Entries with chart source code:
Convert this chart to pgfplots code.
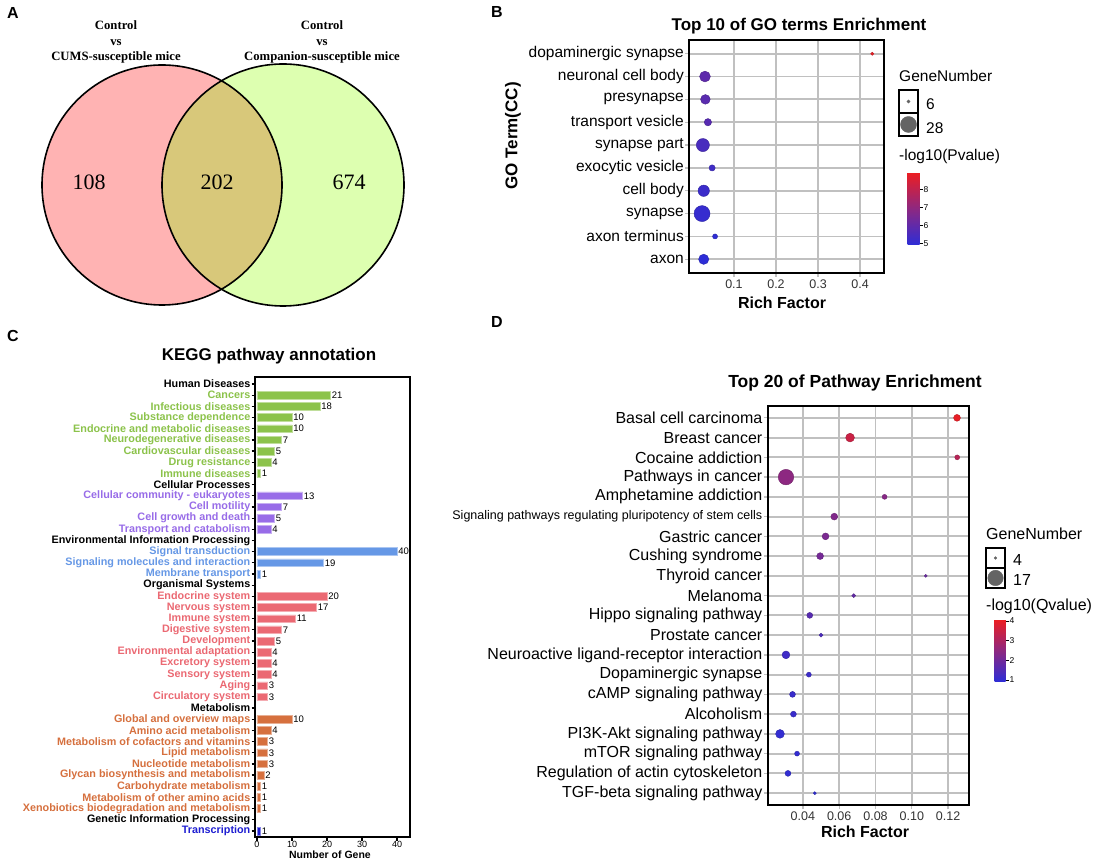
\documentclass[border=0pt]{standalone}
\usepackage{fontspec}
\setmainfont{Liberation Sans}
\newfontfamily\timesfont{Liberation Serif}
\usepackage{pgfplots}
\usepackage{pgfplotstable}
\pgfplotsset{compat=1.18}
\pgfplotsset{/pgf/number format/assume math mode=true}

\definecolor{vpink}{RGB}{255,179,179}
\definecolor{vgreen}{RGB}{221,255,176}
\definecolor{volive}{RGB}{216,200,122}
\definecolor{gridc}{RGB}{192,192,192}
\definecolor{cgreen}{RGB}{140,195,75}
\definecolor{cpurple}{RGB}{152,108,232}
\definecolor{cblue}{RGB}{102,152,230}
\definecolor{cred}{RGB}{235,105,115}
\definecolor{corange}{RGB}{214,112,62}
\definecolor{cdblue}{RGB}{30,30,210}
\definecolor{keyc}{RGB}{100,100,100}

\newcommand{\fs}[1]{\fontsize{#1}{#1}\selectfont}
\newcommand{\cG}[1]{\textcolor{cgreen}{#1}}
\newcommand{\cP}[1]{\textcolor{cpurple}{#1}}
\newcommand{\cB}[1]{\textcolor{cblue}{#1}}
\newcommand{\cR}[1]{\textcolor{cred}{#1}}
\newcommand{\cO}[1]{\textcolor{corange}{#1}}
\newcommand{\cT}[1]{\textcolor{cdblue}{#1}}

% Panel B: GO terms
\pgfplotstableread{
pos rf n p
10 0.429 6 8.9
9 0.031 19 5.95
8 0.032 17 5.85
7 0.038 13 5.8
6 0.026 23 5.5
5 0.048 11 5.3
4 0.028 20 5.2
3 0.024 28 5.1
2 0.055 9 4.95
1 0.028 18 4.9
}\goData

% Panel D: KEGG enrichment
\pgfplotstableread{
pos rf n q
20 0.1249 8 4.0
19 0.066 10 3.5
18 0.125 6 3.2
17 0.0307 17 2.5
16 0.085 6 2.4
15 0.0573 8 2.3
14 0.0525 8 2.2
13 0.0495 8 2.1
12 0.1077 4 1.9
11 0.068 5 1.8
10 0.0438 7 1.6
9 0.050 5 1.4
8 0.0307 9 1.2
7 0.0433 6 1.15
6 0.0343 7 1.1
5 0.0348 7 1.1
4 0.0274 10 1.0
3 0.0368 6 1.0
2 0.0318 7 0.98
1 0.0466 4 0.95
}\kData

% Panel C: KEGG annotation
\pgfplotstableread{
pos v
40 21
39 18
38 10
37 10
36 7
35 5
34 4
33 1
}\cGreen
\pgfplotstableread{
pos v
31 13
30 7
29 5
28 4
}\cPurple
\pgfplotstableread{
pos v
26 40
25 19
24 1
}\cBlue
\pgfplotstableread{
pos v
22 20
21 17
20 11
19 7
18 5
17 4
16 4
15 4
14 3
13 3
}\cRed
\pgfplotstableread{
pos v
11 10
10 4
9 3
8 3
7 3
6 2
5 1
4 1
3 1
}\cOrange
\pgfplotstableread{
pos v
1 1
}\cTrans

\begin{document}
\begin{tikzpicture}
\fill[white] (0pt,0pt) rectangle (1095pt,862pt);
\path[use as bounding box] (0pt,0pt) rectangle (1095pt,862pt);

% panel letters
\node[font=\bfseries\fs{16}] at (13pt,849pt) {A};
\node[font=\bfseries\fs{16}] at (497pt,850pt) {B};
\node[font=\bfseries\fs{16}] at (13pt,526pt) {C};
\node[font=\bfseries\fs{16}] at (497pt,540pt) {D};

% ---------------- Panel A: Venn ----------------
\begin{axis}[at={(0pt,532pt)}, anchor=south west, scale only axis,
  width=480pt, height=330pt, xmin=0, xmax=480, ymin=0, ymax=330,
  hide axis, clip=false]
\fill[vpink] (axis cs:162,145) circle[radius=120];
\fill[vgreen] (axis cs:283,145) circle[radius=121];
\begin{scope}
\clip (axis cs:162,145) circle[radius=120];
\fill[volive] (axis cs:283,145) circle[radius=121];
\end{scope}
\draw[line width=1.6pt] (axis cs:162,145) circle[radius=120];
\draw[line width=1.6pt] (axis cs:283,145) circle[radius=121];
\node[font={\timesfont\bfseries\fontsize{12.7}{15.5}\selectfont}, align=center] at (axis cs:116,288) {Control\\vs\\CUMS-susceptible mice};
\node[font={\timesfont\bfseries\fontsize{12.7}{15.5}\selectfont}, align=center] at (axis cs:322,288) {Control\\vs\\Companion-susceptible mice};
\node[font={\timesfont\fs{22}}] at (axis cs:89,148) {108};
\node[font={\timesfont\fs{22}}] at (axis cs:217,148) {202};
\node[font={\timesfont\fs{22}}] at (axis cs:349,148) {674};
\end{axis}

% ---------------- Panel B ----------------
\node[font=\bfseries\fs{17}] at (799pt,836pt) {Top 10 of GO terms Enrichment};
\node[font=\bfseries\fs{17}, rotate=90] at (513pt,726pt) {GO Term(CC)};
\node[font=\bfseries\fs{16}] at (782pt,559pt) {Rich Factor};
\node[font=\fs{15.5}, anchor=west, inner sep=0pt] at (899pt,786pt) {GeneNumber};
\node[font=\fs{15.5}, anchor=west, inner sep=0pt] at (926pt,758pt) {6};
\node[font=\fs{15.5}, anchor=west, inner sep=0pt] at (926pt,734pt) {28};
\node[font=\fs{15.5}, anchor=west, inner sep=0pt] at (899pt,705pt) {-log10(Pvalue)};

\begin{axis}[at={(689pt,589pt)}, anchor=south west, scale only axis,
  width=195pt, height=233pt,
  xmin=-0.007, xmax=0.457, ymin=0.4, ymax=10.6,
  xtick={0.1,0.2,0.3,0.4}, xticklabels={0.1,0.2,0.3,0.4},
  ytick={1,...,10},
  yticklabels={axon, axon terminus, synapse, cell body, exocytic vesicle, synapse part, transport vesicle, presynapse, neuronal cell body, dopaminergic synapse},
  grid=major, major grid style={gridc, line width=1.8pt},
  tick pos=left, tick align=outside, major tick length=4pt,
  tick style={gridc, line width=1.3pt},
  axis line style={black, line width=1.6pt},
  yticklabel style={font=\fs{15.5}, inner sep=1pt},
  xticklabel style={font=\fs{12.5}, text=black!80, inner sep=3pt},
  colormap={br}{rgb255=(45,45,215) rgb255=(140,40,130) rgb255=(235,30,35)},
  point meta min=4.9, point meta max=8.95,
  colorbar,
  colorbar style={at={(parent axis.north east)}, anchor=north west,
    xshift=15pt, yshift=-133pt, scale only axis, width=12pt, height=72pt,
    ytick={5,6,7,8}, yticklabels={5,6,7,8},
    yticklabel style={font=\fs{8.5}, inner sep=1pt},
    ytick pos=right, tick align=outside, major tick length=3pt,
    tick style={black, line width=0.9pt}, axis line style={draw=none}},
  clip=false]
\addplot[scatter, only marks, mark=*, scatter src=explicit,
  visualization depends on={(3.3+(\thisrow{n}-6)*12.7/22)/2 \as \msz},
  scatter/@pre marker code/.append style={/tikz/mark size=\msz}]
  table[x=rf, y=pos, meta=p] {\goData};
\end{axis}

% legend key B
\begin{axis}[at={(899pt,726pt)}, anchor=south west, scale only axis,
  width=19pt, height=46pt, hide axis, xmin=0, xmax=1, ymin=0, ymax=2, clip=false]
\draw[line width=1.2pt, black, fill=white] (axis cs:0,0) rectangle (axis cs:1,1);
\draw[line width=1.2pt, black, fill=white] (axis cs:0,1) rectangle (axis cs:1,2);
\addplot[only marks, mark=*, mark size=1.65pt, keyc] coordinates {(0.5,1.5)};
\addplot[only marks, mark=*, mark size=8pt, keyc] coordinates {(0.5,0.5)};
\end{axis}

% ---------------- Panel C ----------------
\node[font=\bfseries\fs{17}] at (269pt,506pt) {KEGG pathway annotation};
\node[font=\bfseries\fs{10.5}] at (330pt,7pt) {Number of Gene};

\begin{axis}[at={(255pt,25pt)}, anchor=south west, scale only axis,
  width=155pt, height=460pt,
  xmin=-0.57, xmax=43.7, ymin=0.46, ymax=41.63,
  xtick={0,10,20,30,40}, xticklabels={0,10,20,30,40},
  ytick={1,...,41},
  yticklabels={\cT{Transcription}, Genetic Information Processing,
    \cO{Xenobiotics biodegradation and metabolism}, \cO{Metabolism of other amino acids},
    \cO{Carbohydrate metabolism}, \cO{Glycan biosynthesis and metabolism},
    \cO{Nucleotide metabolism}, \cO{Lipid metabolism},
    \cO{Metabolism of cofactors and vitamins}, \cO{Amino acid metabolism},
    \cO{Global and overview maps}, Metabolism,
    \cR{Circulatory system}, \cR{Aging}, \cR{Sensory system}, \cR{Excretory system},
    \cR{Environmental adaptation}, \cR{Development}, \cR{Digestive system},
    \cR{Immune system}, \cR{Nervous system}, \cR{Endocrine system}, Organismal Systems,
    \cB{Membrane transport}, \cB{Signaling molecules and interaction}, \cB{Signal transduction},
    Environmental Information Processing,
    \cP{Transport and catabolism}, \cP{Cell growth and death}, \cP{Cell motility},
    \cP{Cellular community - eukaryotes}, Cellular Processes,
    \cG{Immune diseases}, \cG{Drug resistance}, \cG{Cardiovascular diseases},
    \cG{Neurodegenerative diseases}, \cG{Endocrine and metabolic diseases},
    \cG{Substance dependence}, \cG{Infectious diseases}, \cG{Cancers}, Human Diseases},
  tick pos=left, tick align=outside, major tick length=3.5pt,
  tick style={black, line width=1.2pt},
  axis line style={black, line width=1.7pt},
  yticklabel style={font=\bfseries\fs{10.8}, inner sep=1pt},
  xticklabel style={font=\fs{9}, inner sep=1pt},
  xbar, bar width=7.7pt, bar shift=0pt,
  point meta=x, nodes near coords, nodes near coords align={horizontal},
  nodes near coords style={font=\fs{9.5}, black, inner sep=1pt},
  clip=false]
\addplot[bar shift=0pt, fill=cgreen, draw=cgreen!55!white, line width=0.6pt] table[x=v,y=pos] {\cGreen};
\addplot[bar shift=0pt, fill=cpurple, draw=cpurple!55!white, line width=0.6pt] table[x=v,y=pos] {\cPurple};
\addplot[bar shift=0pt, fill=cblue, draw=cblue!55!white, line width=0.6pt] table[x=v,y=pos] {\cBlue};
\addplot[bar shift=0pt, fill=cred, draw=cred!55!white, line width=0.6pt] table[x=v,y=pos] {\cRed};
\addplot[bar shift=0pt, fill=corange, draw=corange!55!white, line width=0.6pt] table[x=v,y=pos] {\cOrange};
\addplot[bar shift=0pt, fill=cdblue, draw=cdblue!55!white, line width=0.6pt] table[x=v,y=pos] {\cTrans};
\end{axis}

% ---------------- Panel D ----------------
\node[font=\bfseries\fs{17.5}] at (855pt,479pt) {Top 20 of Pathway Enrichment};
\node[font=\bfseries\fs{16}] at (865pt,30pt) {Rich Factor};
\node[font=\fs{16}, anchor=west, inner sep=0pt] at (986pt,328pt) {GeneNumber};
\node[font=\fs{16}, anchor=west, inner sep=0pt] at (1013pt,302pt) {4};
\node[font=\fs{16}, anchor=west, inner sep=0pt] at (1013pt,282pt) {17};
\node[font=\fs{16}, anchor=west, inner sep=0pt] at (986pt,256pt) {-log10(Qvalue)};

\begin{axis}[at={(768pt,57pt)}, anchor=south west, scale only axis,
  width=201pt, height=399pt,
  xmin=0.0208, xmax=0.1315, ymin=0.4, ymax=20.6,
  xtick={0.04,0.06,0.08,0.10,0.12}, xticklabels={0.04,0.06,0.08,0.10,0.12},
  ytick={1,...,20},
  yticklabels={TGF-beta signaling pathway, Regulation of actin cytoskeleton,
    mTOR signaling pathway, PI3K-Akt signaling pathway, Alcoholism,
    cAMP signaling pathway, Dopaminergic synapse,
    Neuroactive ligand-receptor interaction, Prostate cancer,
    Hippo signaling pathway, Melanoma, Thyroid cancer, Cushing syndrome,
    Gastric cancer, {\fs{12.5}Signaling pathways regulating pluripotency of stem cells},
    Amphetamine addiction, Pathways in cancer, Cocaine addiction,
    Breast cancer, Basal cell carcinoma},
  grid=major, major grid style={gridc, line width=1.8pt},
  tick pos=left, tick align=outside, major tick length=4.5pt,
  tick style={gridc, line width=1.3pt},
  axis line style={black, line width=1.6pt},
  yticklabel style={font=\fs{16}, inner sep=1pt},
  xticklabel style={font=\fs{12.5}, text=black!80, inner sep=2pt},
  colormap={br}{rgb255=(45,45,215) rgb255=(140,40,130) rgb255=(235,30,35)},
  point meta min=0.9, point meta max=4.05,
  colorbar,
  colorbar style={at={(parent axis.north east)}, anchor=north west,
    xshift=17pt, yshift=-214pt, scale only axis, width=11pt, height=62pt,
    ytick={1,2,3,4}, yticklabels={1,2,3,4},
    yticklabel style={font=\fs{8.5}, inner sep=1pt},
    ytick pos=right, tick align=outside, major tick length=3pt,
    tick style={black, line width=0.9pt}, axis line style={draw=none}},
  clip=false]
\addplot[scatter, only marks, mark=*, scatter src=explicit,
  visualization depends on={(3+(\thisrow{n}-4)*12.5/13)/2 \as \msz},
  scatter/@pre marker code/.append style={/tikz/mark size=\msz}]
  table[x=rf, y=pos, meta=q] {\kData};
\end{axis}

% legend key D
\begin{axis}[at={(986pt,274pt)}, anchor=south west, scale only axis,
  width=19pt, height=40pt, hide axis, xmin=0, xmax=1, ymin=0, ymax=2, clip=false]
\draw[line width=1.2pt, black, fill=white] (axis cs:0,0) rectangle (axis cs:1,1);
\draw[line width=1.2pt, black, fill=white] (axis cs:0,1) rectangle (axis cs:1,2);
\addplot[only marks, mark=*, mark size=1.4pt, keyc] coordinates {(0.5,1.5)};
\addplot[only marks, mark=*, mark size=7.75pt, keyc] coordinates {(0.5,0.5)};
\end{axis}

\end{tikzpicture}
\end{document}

...

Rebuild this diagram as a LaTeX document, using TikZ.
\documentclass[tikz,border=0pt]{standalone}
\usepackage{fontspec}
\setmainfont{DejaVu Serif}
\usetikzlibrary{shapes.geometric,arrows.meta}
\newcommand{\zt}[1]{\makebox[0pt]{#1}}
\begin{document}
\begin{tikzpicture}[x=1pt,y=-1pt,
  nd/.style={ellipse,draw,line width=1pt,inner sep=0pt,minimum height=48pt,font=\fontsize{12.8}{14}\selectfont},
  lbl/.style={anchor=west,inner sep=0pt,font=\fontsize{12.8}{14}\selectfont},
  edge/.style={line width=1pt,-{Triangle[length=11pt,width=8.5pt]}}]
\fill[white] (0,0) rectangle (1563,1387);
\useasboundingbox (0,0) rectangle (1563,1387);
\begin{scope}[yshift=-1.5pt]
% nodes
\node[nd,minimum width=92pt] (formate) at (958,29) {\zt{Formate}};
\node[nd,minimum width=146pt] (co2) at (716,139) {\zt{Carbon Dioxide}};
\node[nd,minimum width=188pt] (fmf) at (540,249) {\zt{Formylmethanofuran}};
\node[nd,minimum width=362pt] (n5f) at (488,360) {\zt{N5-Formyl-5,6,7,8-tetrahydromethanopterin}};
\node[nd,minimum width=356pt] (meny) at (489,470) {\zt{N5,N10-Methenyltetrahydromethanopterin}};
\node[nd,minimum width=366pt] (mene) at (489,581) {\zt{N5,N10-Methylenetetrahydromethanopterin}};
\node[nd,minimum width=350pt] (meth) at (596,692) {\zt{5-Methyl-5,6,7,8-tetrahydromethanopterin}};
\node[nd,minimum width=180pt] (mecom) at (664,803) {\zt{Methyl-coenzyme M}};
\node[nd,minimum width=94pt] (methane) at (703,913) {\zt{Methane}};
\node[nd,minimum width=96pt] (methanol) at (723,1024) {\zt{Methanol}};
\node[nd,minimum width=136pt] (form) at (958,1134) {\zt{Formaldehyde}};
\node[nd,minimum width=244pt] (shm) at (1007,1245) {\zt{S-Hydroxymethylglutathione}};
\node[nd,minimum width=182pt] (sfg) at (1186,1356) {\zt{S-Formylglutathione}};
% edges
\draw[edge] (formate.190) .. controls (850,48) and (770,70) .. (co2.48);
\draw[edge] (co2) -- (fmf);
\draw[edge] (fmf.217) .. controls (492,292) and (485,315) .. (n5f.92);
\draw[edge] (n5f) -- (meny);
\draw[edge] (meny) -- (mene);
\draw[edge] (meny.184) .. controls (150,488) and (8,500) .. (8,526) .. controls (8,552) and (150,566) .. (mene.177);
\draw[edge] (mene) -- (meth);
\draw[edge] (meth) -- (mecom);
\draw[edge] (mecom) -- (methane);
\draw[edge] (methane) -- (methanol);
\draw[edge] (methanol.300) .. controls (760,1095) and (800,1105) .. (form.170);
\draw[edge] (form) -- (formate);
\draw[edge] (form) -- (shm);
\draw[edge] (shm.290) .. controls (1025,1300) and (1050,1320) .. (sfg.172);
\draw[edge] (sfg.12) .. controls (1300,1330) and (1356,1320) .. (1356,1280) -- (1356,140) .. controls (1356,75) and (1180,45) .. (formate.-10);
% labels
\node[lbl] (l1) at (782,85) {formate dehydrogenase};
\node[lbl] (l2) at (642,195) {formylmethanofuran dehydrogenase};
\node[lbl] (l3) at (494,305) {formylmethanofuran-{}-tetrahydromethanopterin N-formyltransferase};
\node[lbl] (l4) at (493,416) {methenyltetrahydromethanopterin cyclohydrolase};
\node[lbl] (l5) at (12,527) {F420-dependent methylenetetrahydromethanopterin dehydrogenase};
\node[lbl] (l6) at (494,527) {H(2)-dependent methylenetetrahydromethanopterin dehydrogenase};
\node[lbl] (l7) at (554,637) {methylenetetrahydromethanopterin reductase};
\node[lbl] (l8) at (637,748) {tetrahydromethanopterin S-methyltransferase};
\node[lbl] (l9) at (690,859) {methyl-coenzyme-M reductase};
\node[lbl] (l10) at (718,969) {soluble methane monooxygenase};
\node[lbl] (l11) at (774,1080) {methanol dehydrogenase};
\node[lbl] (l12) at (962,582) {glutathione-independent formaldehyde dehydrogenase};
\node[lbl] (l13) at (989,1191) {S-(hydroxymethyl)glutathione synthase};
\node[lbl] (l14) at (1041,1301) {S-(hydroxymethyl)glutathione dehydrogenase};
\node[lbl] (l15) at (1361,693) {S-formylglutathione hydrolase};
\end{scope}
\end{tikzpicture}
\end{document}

[What needs to be done]: Extract exactly, and only, the lines from the one with "Convert this chart to pgfplots code." to the one with "box] (0pt,0pt) rectangle (1095pt,862pt);", both ends counted. Leave the images behind.

[Exercise answer]:
Convert this chart to pgfplots code.
\documentclass[border=0pt]{standalone}
\usepackage{fontspec}
\setmainfont{Liberation Sans}
\newfontfamily\timesfont{Liberation Serif}
\usepackage{pgfplots}
\usepackage{pgfplotstable}
\pgfplotsset{compat=1.18}
\pgfplotsset{/pgf/number format/assume math mode=true}

\definecolor{vpink}{RGB}{255,179,179}
\definecolor{vgreen}{RGB}{221,255,176}
\definecolor{volive}{RGB}{216,200,122}
\definecolor{gridc}{RGB}{192,192,192}
\definecolor{cgreen}{RGB}{140,195,75}
\definecolor{cpurple}{RGB}{152,108,232}
\definecolor{cblue}{RGB}{102,152,230}
\definecolor{cred}{RGB}{235,105,115}
\definecolor{corange}{RGB}{214,112,62}
\definecolor{cdblue}{RGB}{30,30,210}
\definecolor{keyc}{RGB}{100,100,100}

\newcommand{\fs}[1]{\fontsize{#1}{#1}\selectfont}
\newcommand{\cG}[1]{\textcolor{cgreen}{#1}}
\newcommand{\cP}[1]{\textcolor{cpurple}{#1}}
\newcommand{\cB}[1]{\textcolor{cblue}{#1}}
\newcommand{\cR}[1]{\textcolor{cred}{#1}}
\newcommand{\cO}[1]{\textcolor{corange}{#1}}
\newcommand{\cT}[1]{\textcolor{cdblue}{#1}}

% Panel B: GO terms
\pgfplotstableread{
pos rf n p
10 0.429 6 8.9
9 0.031 19 5.95
8 0.032 17 5.85
7 0.038 13 5.8
6 0.026 23 5.5
5 0.048 11 5.3
4 0.028 20 5.2
3 0.024 28 5.1
2 0.055 9 4.95
1 0.028 18 4.9
}\goData

% Panel D: KEGG enrichment
\pgfplotstableread{
pos rf n q
20 0.1249 8 4.0
19 0.066 10 3.5
18 0.125 6 3.2
17 0.0307 17 2.5
16 0.085 6 2.4
15 0.0573 8 2.3
14 0.0525 8 2.2
13 0.0495 8 2.1
12 0.1077 4 1.9
11 0.068 5 1.8
10 0.0438 7 1.6
9 0.050 5 1.4
8 0.0307 9 1.2
7 0.0433 6 1.15
6 0.0343 7 1.1
5 0.0348 7 1.1
4 0.0274 10 1.0
3 0.0368 6 1.0
2 0.0318 7 0.98
1 0.0466 4 0.95
}\kData

% Panel C: KEGG annotation
\pgfplotstableread{
pos v
40 21
39 18
38 10
37 10
36 7
35 5
34 4
33 1
}\cGreen
\pgfplotstableread{
pos v
31 13
30 7
29 5
28 4
}\cPurple
\pgfplotstableread{
pos v
26 40
25 19
24 1
}\cBlue
\pgfplotstableread{
pos v
22 20
21 17
20 11
19 7
18 5
17 4
16 4
15 4
14 3
13 3
}\cRed
\pgfplotstableread{
pos v
11 10
10 4
9 3
8 3
7 3
6 2
5 1
4 1
3 1
}\cOrange
\pgfplotstableread{
pos v
1 1
}\cTrans

\begin{document}
\begin{tikzpicture}
\fill[white] (0pt,0pt) rectangle (1095pt,862pt);
\path[use as bounding box] (0pt,0pt) rectangle (1095pt,862pt);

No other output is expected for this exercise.